There has been much debate recently regarding the need for a “systemic risk regulator” empowered with the ability to take corrective action to prevent the types of dangerous episodes that have become the norm over the past year.
The Obama Administration seems to be leaning toward empowering the Federal Reserve with a great deal of additional authority, but the notion of expanding the Fed’s power in this manner has attracted bipartisan criticism. Some critics simply have lost trust in the Fed (or never had much trust in the institution to begin with) while others believe that the Fed must focus on its primary responsibility as currently defined: price stability and full employment.
Senator Mark Warner (D-VA), has written an op-ed piece in today’s Washington Post where he suggests that a Systemic Risk Council should be established which will have an independent chair but will include as members various regulators including the Chairman of the Federal Reserve.

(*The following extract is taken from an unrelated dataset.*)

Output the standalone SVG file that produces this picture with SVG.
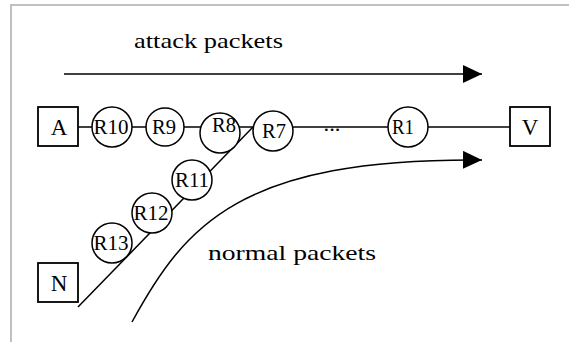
<svg xmlns="http://www.w3.org/2000/svg" width="569" height="342" viewBox="0 0 569 342">
<style>
.box{fill:#fff;stroke:#000;stroke-width:1.8}
.rt{fill:#fff;stroke:#000;stroke-width:1.5}
.ln{fill:none;stroke:#000;stroke-width:1.5}
.lb{font-family:"Liberation Serif","DejaVu Serif",serif;font-size:21px;fill:#000;text-anchor:middle}
.big{font-size:23px}
.tx{font-family:"Liberation Serif","DejaVu Serif",serif;font-size:22px;fill:#000}
</style>
<defs>
<marker id="ah" markerWidth="19" markerHeight="18" refX="19" refY="9" orient="auto" markerUnits="userSpaceOnUse">
<path d="M0,0 L19,9 L0,18 Z" fill="#000"/>
</marker>
</defs>
<rect width="569" height="342" fill="#fff"/>
<path d="M11,342 V5 H569" fill="none" stroke="#c0c0c0" stroke-width="2"/>
<text class="tx" x="134" y="48" textLength="149" lengthAdjust="spacingAndGlyphs">attack packets</text>
<text class="tx" x="208" y="260" textLength="168" lengthAdjust="spacingAndGlyphs">normal packets</text>
<g id="connectors">
<line class="ln" x1="64" y1="74" x2="482" y2="74" marker-end="url(#ah)"/>
<line class="ln" x1="78" y1="127" x2="510" y2="127"/>
<line class="ln" x1="78" y1="307" x2="253" y2="127"/>
<path class="ln" d="M132,322 C185,225 240,158 482,160" marker-end="url(#ah)"/>
</g>
<g id="A"><rect class="box" x="38" y="107" width="40" height="39"/><text class="lb big" x="59" y="135">A</text></g>
<g id="V"><rect class="box" x="510" y="107" width="40" height="39"/><text class="lb big" x="530" y="135">V</text></g>
<g id="N"><rect class="box" x="38" y="263" width="40" height="39"/><text class="lb big" x="59" y="291">N</text></g>
<g id="R10"><circle class="rt" cx="112" cy="127" r="20"/><text class="lb" x="111" y="134" textLength="35" lengthAdjust="spacingAndGlyphs">R10</text></g>
<g id="R9"><circle class="rt" cx="165" cy="127" r="19"/><text class="lb" x="164" y="134" textLength="24" lengthAdjust="spacingAndGlyphs">R9</text></g>
<g id="R8"><circle class="rt" cx="220" cy="133" r="20"/><text class="lb" x="224" y="132" textLength="24" lengthAdjust="spacingAndGlyphs">R8</text></g>
<g id="R7"><circle class="rt" cx="273" cy="131" r="20"/><text class="lb" x="274" y="138" textLength="24" lengthAdjust="spacingAndGlyphs">R7</text></g>
<g id="R1"><circle class="rt" cx="408" cy="127" r="20"/><text class="lb" x="403" y="134" textLength="22" lengthAdjust="spacingAndGlyphs">R1</text></g>
<g id="R11"><circle class="rt" cx="192" cy="180" r="20"/><text class="lb" x="192" y="187" textLength="34" lengthAdjust="spacingAndGlyphs">R11</text></g>
<g id="R12"><circle class="rt" cx="152" cy="213" r="20"/><text class="lb" x="151" y="220" textLength="35" lengthAdjust="spacingAndGlyphs">R12</text></g>
<g id="R13"><circle class="rt" cx="112" cy="243" r="20"/><text class="lb" x="111" y="250" textLength="35" lengthAdjust="spacingAndGlyphs">R13</text></g>
<text class="lb" x="332" y="131" style="font-size:22px" textLength="17" lengthAdjust="spacingAndGlyphs">...</text>
</svg>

While setting up additional Federal bureaucracies is not generally something I favor, my view is that the Federal Reserve already has a diluted focus given its statutory responsibility to concern itself with “full employment” in addition to price stability which should be its singular objective.
Here are a couple of excerpts from Sen. Warner’s article:
The events of the past two years have underscored the need for regulation of the financial markets that anticipates and mitigates systemic risk. The events of the past 20 years have demonstrated that the Federal Reserve is the wrong choice as a systemic risk regulator.

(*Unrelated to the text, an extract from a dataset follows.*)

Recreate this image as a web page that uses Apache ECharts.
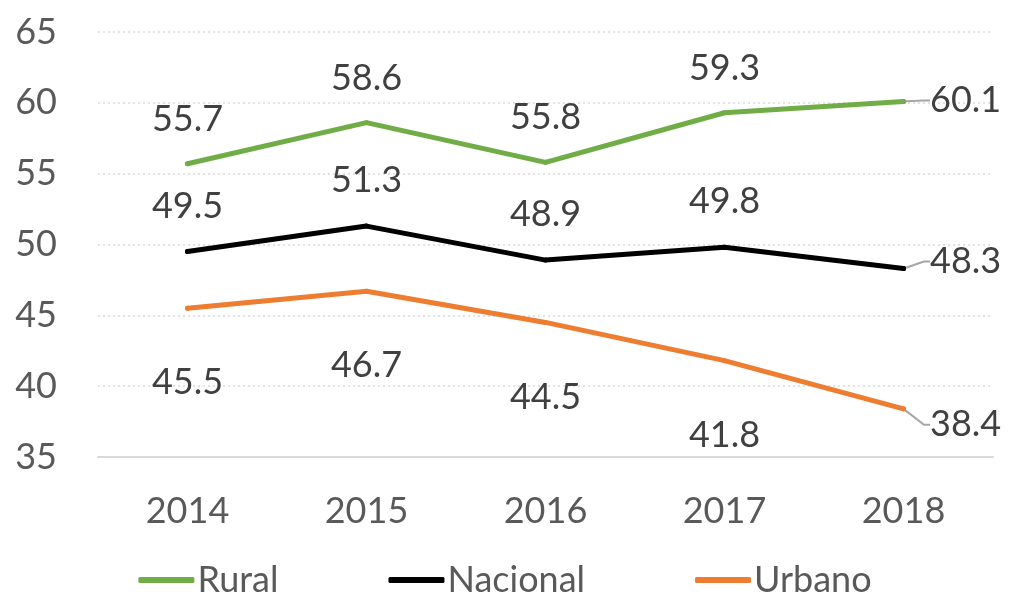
<!DOCTYPE html>
<html>
<head>
<meta charset="utf-8">
<script src="https://cdn.jsdelivr.net/npm/echarts@6/dist/echarts.min.js"></script>
<style>
  html, body { margin: 0; padding: 0; background: #fff; }
  #main { width: 1010px; height: 600px; }
</style>
</head>
<body>
<div id="main"></div>
<script>
  var years = ['2014', '2015', '2016', '2017', '2018'];
  var rural = [55.7, 58.6, 55.8, 59.3, 60.1];
  var nacional = [49.5, 51.3, 48.9, 49.8, 48.3];
  var urbano = [45.5, 46.7, 44.5, 41.8, 38.4];
  var yTicks = [35, 40, 45, 50, 55, 60, 65];

  var font = 'Lato';
  var chart = echarts.init(document.getElementById('main'));

  // desplazamiento de la última etiqueta (con línea guía)
  var lastShift = [[20, -1], [20, -7], [20, 16]];

  function makeSeries(name, data, color, pos, dist, idx) {
    return {
      name: name,
      type: 'line',
      data: data.map(function (v, i) {
        if (i === data.length - 1) {
          return {
            value: v,
            label: { position: 'right', distance: 4 },
            labelLine: { show: true, length2: 6, lineStyle: { color: '#a6a6a6', width: 2 } }
          };
        }
        return v;
      }),
      symbol: 'circle',
      symbolSize: 5,
      itemStyle: { color: color },
      lineStyle: { color: color, width: 5, cap: 'round' },
      label: {
        show: true,
        position: pos,
        distance: dist,
        fontFamily: font,
        fontSize: 36,
        color: '#404040',
        formatter: function (p) { return p.value.toFixed(1); }
      },
      labelLine: { show: false },
      labelLayout: function (p) {
        if (p.dataIndex === data.length - 1) {
          return { dx: lastShift[idx][0], dy: lastShift[idx][1] };
        }
        return {};
      },
      emphasis: { disabled: true },
      animation: false
    };
  }

  chart.setOption({
    animation: false,
    grid: { left: 98, right: 17, top: 32, bottom: 143 },
    legend: {
      bottom: -3,
      left: 'center',
      itemWidth: 56,
      itemHeight: 6,
      itemGap: 110,
      icon: 'roundRect',
      textStyle: { fontFamily: font, fontSize: 36, color: '#595959', padding: [0, 0, 0, -2] },
      data: ['Rural', 'Nacional', 'Urbano']
    },
    xAxis: {
      type: 'category',
      data: years,
      boundaryGap: true,
      axisLine: { lineStyle: { color: '#d9d9d9', width: 2 } },
      axisTick: { show: false },
      axisLabel: { fontFamily: font, fontSize: 36, color: '#595959', margin: 36 }
    },
    yAxis: {
      type: 'value',
      min: yTicks[0],
      max: yTicks[yTicks.length - 1],
      interval: 5,
      axisLine: { show: false },
      axisTick: { show: false },
      axisLabel: { fontFamily: font, fontSize: 36, color: '#595959', margin: 41 },
      splitLine: { lineStyle: { color: '#d9d9d9', type: [2, 3], width: 1.5 } }
    },
    series: [
      makeSeries('Rural', rural, '#70ad47', 'top', 24, 0),
      makeSeries('Nacional', nacional, '#000000', 'top', 25, 1),
      makeSeries('Urbano', urbano, '#ed7d31', 'bottom', 54, 2)
    ]
  });
</script>
</body>
</html>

First, the Fed has proved itself incapable of managing and preventing systemic risk. Second, sound monetary policy is too important to place at risk with conflicting or diverting responsibilities. Third, the Fed is not structured to provide the transparency and accountability the public deserves. Fourth, this action could concentrate too much economic power in a single institution.
Some have advocated giving more responsibilities to the Fed because it is the only institution sophisticated enough or the only one with the will and motivation to act properly. But those arguments are demonstrably wrong.
What we need is an all-inclusive Systemic Risk Council with an independent chair appointed by the president and confirmed by Congress, and a membership including the Treasury secretary, the chairman of the Federal Reserve and other prudential regulators. A council with an independent staff, the ability to gather any financial information it needs to spot systemic risk, and prophylactic and emergency powers to deal with such risks would be much more likely to stop the next crisis.
The council would focus on one job: systemic risk. By its nature, it could see across the full horizon of banking, securities, insurance and private equity and better anticipate the risks that emerge in an innovative financial sector. Prudential regulators would remain empowered and responsible for systemic risks arising in their jurisdictions. If threats extend beyond the authority of one regulator, the council would ensure comprehensive, coordinated action.